My long-passed grandfather's birthday is coming up, and for me it is a time to reminisce. The long walks we used to take. The long drives. The special trips he would make to pick me up so I could spend weekends with him, and the advice he used to give! Much was wasted because I was young when he died. If he were alive today and sharing his gems of wisdom, I'd be a better man.

Those gems were well and good, but the one I remember most, the jewel in the crown of grandfatherly advice, came when he paused, looked me in the eye and said,

"Don't marry a woman with big hands. It makes your pecker look smaller."

Brings a tear to your eye doesn't it?
Link Posted: 10/29/2004 8:54:15 PM EDT
Link Posted: 10/29/2004 9:55:36 PM EDT

Originally Posted By Hipster:

"Don't marry a woman with big hands. It makes your pecker look smaller."




+1

If your pecker is still bigger than her big hands, it means you're huge!!!!
Link Posted: 10/29/2004 10:07:17 PM EDT
Link Posted: 10/29/2004 10:48:57 PM EDT
Not from MY grandfather but from someones "In a 100 years and a good fire, no one will give a shit"
Link Posted: 10/29/2004 10:52:19 PM EDT
"A crowded hour of glory is worth a lifetime without a name."

Lt. Col. Travis in a speech to his son prior to departing for the Alamo.

Link Posted: 10/29/2004 10:58:03 PM EDT

I never knew either of my grandfathers. They both died before I was born.

Link Posted: 10/29/2004 11:00:31 PM EDT

Originally Posted By The_Macallan:
I never knew either of my grandfathers. They both died before I was born.

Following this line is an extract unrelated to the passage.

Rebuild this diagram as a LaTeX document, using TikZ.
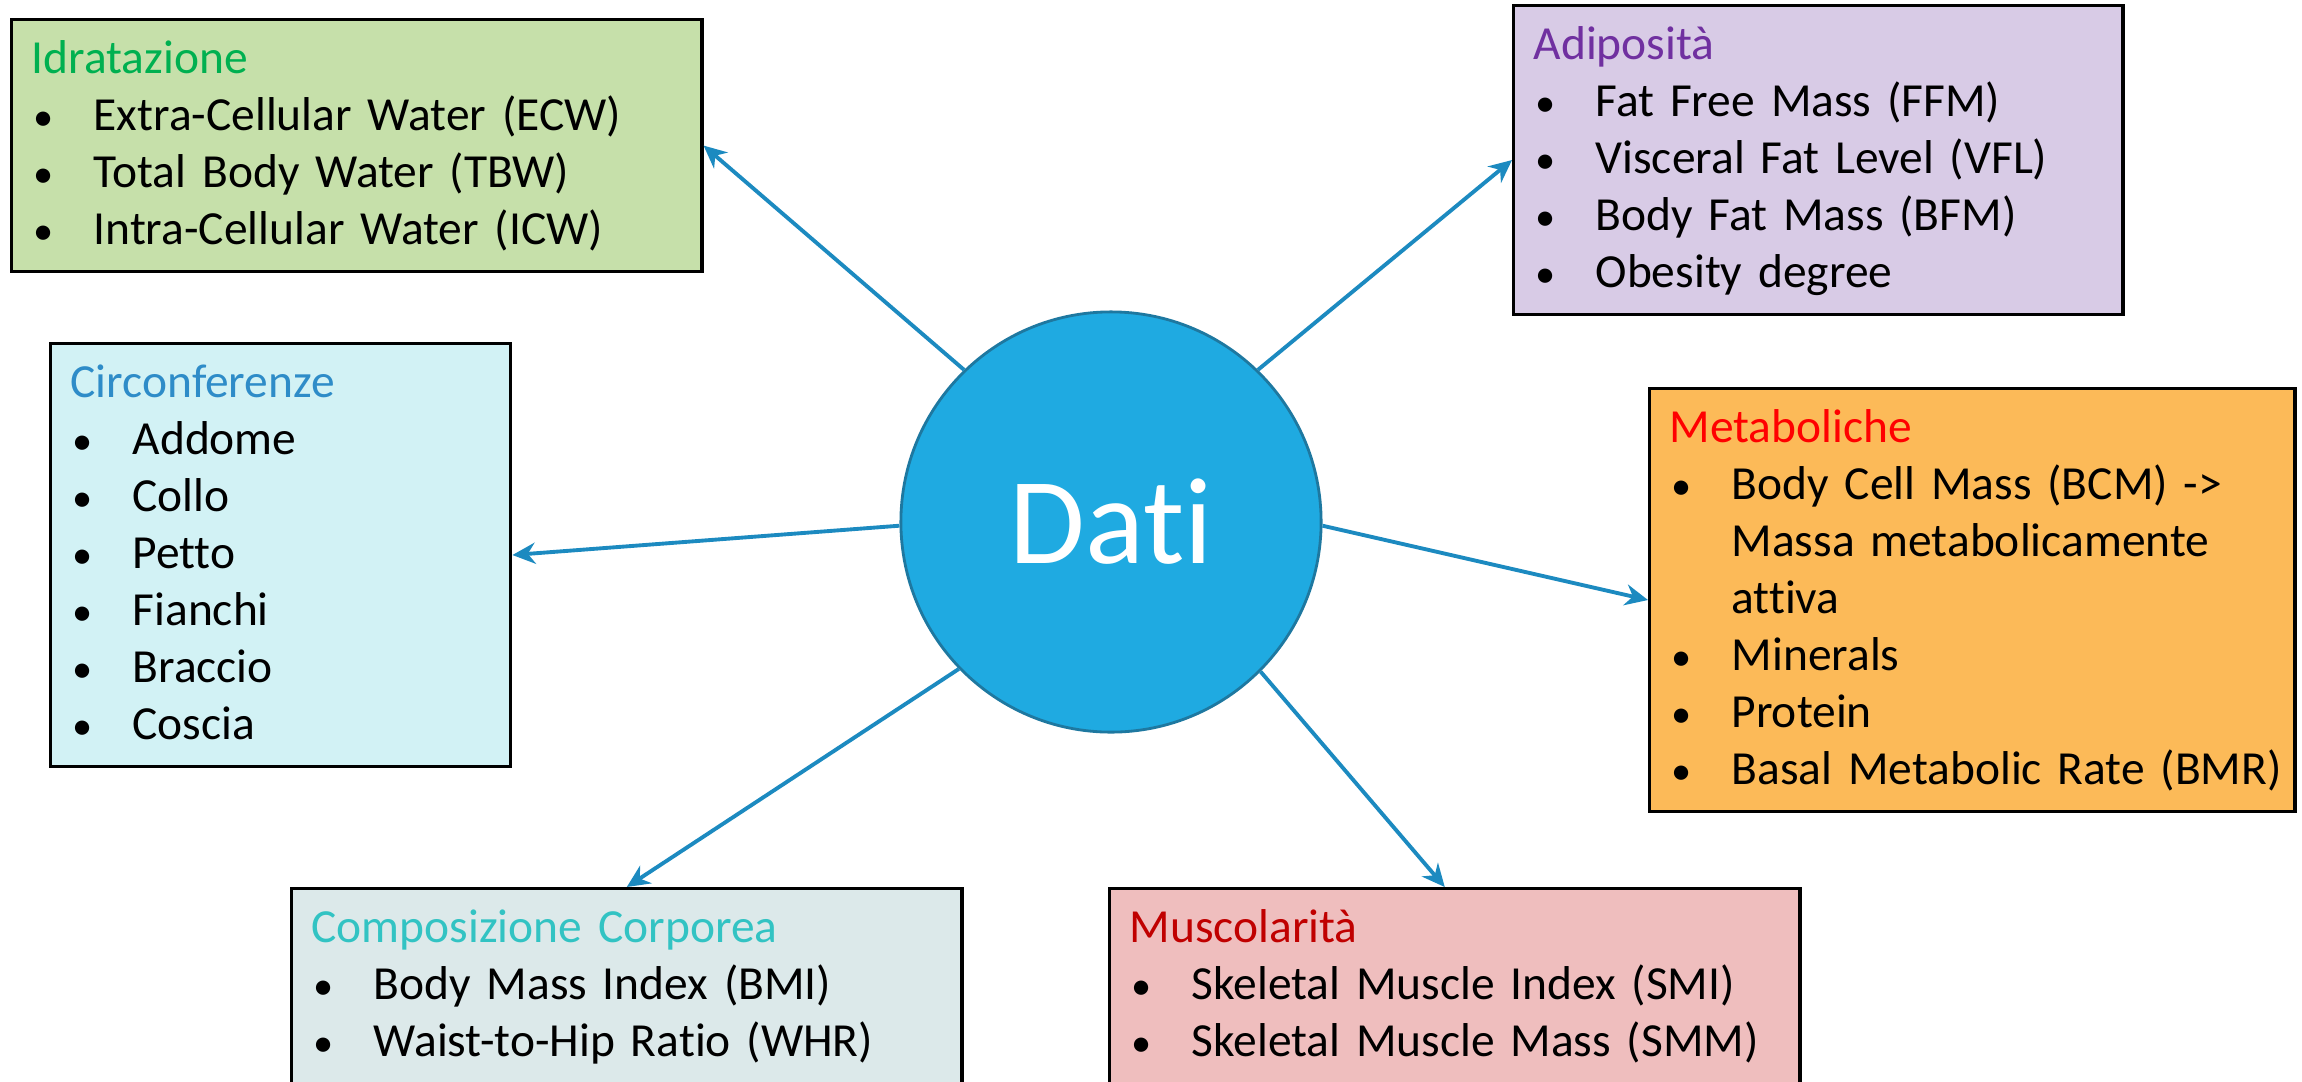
\documentclass[tikz,border=0pt]{standalone}
\usepackage{fontspec}
\setmainfont{Carlito}[Ligatures={TeX,NoCommon}]
\usetikzlibrary{arrows.meta}

\definecolor{idrfill}{RGB}{198,224,170}
\definecolor{adifill}{RGB}{216,203,230}
\definecolor{cirfill}{RGB}{210,242,245}
\definecolor{metfill}{RGB}{252,186,88}
\definecolor{comfill}{RGB}{220,233,234}
\definecolor{musfill}{RGB}{239,190,190}
\definecolor{idrhead}{RGB}{0,176,80}
\definecolor{adihead}{RGB}{112,48,160}
\definecolor{cirhead}{RGB}{46,140,200}
\definecolor{methead}{RGB}{255,0,0}
\definecolor{comhead}{RGB}{50,195,195}
\definecolor{mushead}{RGB}{192,0,0}
\definecolor{hubfill}{RGB}{31,170,225}
\definecolor{hubline}{RGB}{30,120,160}
\definecolor{linkcol}{RGB}{28,138,192}

% title line, bullet lines, wrapped lines
\newcommand{\boxtitle}[2]{\rule{0pt}{0.54cm}\textcolor{#1}{#2}}
\newcommand{\itm}[1]{\\\makebox[0.62cm][l]{\hspace*{0.02cm}\scalebox{0.85}{•}}#1}
\newcommand{\cont}[1]{\\\hspace*{0.62cm}#1}
\newcommand{\lastline}{\rule[-0.27cm]{0pt}{0.27cm}}

\begin{document}
\begin{tikzpicture}[
	x=0.01cm, y=-0.01cm,
	panel/.style={draw=black, line width=0.9pt, fill=#1, inner xsep=0.2cm, inner ysep=0pt,
		align=left, anchor=north west, font=\fontsize{13.5pt}{16.2pt}\selectfont},
	hub/.style={circle, draw=hubline, line width=0.8pt, fill=hubfill, minimum size=4.2cm,
		inner sep=0pt, text=white, font=\fontsize{35pt}{40pt}\selectfont},
	link/.style={draw=linkcol, line width=1.1pt, -{Stealth[length=6.5pt,width=6pt]}}]
\useasboundingbox (0,0) rectangle (2302,1081);

\node[hub] (dati) at (1111,522) {Dati};

\node[panel=idrfill, text width=6.5cm] (idr) at (10,18)
	{\boxtitle{idrhead}{Idratazione}
	\itm{Extra-Cellular Water (ECW)}
	\itm{Total Body Water (TBW)}
	\itm{Intra-Cellular Water (ICW)\lastline}};

\node[panel=adifill, text width=5.69cm] (adi) at (1512,4)
	{\boxtitle{adihead}{Adiposità}
	\itm{Fat Free Mass (FFM)}
	\itm{Visceral Fat Level (VFL)}
	\itm{Body Fat Mass (BFM)}
	\itm{Obesity degree\lastline}};

\node[panel=cirfill, text width=4.2cm] (cir) at (49,342)
	{\boxtitle{cirhead}{Circonferenze}
	\itm{Addome}
	\itm{Collo}
	\itm{Petto}
	\itm{Fianchi}
	\itm{Braccio}
	\itm{Coscia\lastline}};

\node[panel=metfill, text width=6.05cm] (met) at (1648,387)
	{\boxtitle{methead}{Metaboliche}
	\itm{Body Cell Mass (BCM) ->}
	\cont{Massa metabolicamente}
	\cont{attiva}
	\itm{Minerals}
	\itm{Protein}
	\itm{\mbox{Basal Metabolic Rate (BMR)}\lastline}};

\node[panel=comfill, text width=6.3cm] (com) at (290,887)
	{\boxtitle{comhead}{Composizione Corporea}
	\itm{Body Mass Index (BMI)}
	\itm{Waist-to-Hip Ratio (WHR)\lastline}};

\node[panel=musfill, text width=6.5cm] (mus) at (1108,887)
	{\boxtitle{mushead}{Muscolarità}
	\itm{Skeletal Muscle Index (SMI)}
	\itm{Skeletal Muscle Mass (SMM)\lastline}};

\draw[link] (dati.134) -- (idr.east);
\draw[link] (dati.46) -- (adi.west);
\draw[link] (dati.181) -- (cir.east);
\draw[link] (dati.-1) -- (met.west);
\draw[link] (dati.224) -- (com.north);
\draw[link] (dati.-45) -- ([xshift=-0.1cm]mus.north);
\end{tikzpicture}
\end{document}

That sucks. No sage wisdom passed down from them?

Link Posted: 10/29/2004 11:15:24 PM EDT
[Last Edit: 10/29/2004 11:16:20 PM EDT by The_Macallan]

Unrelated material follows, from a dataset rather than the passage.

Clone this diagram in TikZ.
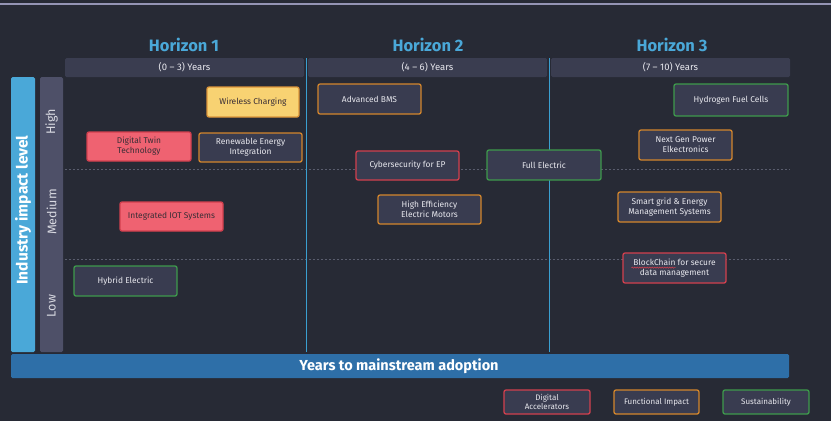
\documentclass[tikz,border=0pt]{standalone}
\usepackage{fontspec}
\setmainfont{Fira Sans}
\usetikzlibrary{decorations.pathmorphing}
\definecolor{bg}{HTML}{272A35}
\definecolor{topline}{HTML}{9494B4}
\definecolor{hblue}{HTML}{4AA8D8}
\definecolor{hdrbar}{HTML}{3A3D50}
\definecolor{lvlbar}{HTML}{4E5068}
\definecolor{vline}{HTML}{3A9FD0}
\definecolor{sepgray}{HTML}{5A5D6E}
\definecolor{botbar}{HTML}{2E6FA8}
\definecolor{boxfill}{HTML}{393C50}
\definecolor{cor}{HTML}{D4862C}
\definecolor{cgr}{HTML}{3E9A4C}
\definecolor{cred}{HTML}{D2404E}
\definecolor{redfill}{HTML}{EF6271}
\definecolor{yelfill}{HTML}{F8D272}
\definecolor{txt}{HTML}{E8E8EE}
\definecolor{darktxt}{HTML}{3A2E36}
\tikzset{
  box/.style={draw, line width=1.3pt, rounded corners=2pt, fill=boxfill, text=txt,
    inner sep=0pt, align=center, font=\fontsize{8.4}{9.8}\selectfont},
  orbox/.style={box, draw=cor},
  grbox/.style={box, draw=cgr},
  rdbox/.style={box, draw=cred},
  redfilled/.style={box, draw=cred, fill=redfill, text=darktxt},
  yelfilled/.style={box, draw=cor!80!yelfill, fill=yelfill, text=darktxt},
  horizon/.style={text=hblue, font=\fontsize{16.5}{19}\selectfont\bfseries},
  yearbar/.style={fill=hdrbar, rounded corners=1.5pt, text=txt, inner sep=0pt,
    font=\fontsize{9.5}{11}\selectfont},
  lvltxt/.style={rotate=90, text=txt!90!lvlbar, font=\fontsize{12.5}{14}\selectfont},
  sepline/.style={draw=sepgray, line width=0.6pt, dash pattern=on 2pt off 2pt},
  horline/.style={draw=vline, line width=0.8pt},
  legbox/.style={box, minimum width=86pt, minimum height=24pt, font=\fontsize{8}{9.3}\selectfont},
}
\begin{document}
\begin{tikzpicture}[x=1pt,y=-1pt]
\useasboundingbox (0,0) rectangle (831,421);
\fill[bg] (0,0) rectangle (831,421);
\draw[topline, line width=1.4pt] (0,4) -- (831,4);

% horizon titles
\node[horizon] (h1) at (184,45) {Horizon 1};
\node[horizon] (h2) at (428,45) {Horizon 2};
\node[horizon] (h3) at (672,45) {Horizon 3};

% year bars
\node[yearbar, minimum width=239pt, minimum height=19pt] (y1) at (184.5,67.5) {(0 – 3) Years};
\node[yearbar, minimum width=239pt, minimum height=19pt] (y2) at (427.5,67.5) {(4 – 6) Years};
\node[yearbar, minimum width=239pt, minimum height=19pt] (y3) at (670.5,67.5) {(7 – 10) Years};

% horizontal dashed separators
\draw[sepline] (65,169) -- (790,169);
\draw[sepline] (65,259.5) -- (790,259.5);

% vertical horizon separators
\coordinate (v1t) at (306,58); \coordinate (v1b) at (306,352);
\coordinate (v2t) at (549,58); \coordinate (v2b) at (549,352);
\draw[horline] (v1t) -- (v1b);
\draw[horline] (v2t) -- (v2b);

% left axis bars
\fill[hblue, rounded corners=1.5pt] (11,77) rectangle (35,352);
\node[rotate=90, text=white, font=\fontsize{15.5}{18}\selectfont\bfseries] (ail) at (23,210) {Industry impact level};
\fill[lvlbar, rounded corners=1.5pt] (40,77) rectangle (63,352);
\node[lvltxt] (lh) at (51.5,122) {High};
\node[lvltxt] (lm) at (51.5,212) {Medium};
\node[lvltxt] (ll) at (51.5,306) {Low};

% bottom bar
\fill[botbar, rounded corners=1.5pt] (11,354) rectangle (789,378);
\node[text=white, font=\fontsize{14.5}{17}\selectfont\bfseries] (yma) at (399,366) {Years to mainstream adoption};

% technology boxes
\node[yelfilled, minimum width=92pt, minimum height=30pt] (wc) at (253,102) {Wireless Charging};
\node[redfilled, minimum width=104pt, minimum height=29pt] (dt) at (139,146.5) {Digital Twin\\Technology};
\node[orbox, minimum width=103pt, minimum height=29pt] (re) at (250.5,147.5) {Renewable Energy\\Integration};
\node[redfilled, minimum width=103pt, minimum height=29pt] (iot) at (171.5,216.5) {Integrated IOT Systems};
\node[orbox, minimum width=103pt, minimum height=30pt] (bms) at (369.5,99) {Advanced BMS};
\node[rdbox, minimum width=103pt, minimum height=29pt] (cyb) at (407.5,165.5) {Cybersecurity for EP};
\node[grbox, minimum width=114pt, minimum height=30pt] (fe) at (544,165) {Full Electric};
\node[orbox, minimum width=103pt, minimum height=29pt] (hem) at (429.5,209.5) {High Efficiency\\Electric Motors};
\node[grbox, minimum width=114pt, minimum height=32pt] (hfc) at (731,100) {Hydrogen Fuel Cells};
\node[orbox, minimum width=93pt, minimum height=30pt] (ngp) at (685.5,145) {Next Gen Power\\Elkectronics};
\node[orbox, minimum width=103pt, minimum height=30pt] (sg) at (669.5,207) {Smart grid \& Energy\\Management Systems};
\node[rdbox, minimum width=103pt, minimum height=30pt] (bc) at (674.5,268) {BlockChain for secure\\data management};
\node[grbox, minimum width=103pt, minimum height=30pt] (he) at (125.5,281) {Hybrid Electric};
% spell-check squiggle under "BlockChain"
\draw[cred, line width=0.6pt, decorate, decoration={snake, amplitude=0.6pt, segment length=2.5pt}]
  ([xshift=-43pt,yshift=0.4pt]bc.center) -- ([xshift=1pt,yshift=0.4pt]bc.center);

% legend
\node[legbox, draw=cred] (lda) at (547,402) {Digital\\Accelerators};
\node[legbox, draw=cor, minimum width=85pt] (lfi) at (656.5,402) {Functional Impact};
\node[legbox, draw=cgr] (lsu) at (766,402) {Sustainability};
\end{tikzpicture}
\end{document}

Originally Posted By Palo_Duro:

Originally Posted By The_Macallan:
I never knew either of my grandfathers. They both died before I was born.


That sucks. No sage wisdom passed down from them?


Yes and no.

My Dad's father, Leo, was a great man by my standards. He came to America by himself at 17. He arrived here in 1909 on a ship from Italy. A young kid by himself leaving his family, his home and country to come here - alone.

His brother followed a year later. They came with almost NOTHING in their pocket, couldn't speak the language and even his surname was changed by immigration who couldn't read his writing and didn't speak Italian.

He died a year before I was born. I only have two pictures of him and a few stories. But the family tree he planted here in America has now grown to several hundred. Not a single bad apple in the entire bunch either.

Four of his sons fought in WWII, two in Korea. Three of his grandsons fought in Viet Nam. More served without combat. His descendants include doctors, teachers, cops, autoworkers, city councilmen, firefighters, business-owners and many more hard-working Americans.

And me too.

So I've come to the realization (which was no surprise) that I, myself, won't be a "great" person in history; I'll never scale Everest, I won't discover a cure for cancer, I'll never go fight wars for my country, I'm not gonna be a millionaire, I won't become President or Governor and I may never even invent a better mousetrap.

But I do have a son.

And I can only hope he (and I) are as successful at planting a family tree as my Grandfather was when he stepped off the boat by himself at Ellis Island 94 years ago.

I think of things like this when I see "Saving Private Ryan" - how one good person, though apparently insignificant, can have such profound significance in the grand scheme of things.

So yeah, he kind of did pass something of value on to me. His life.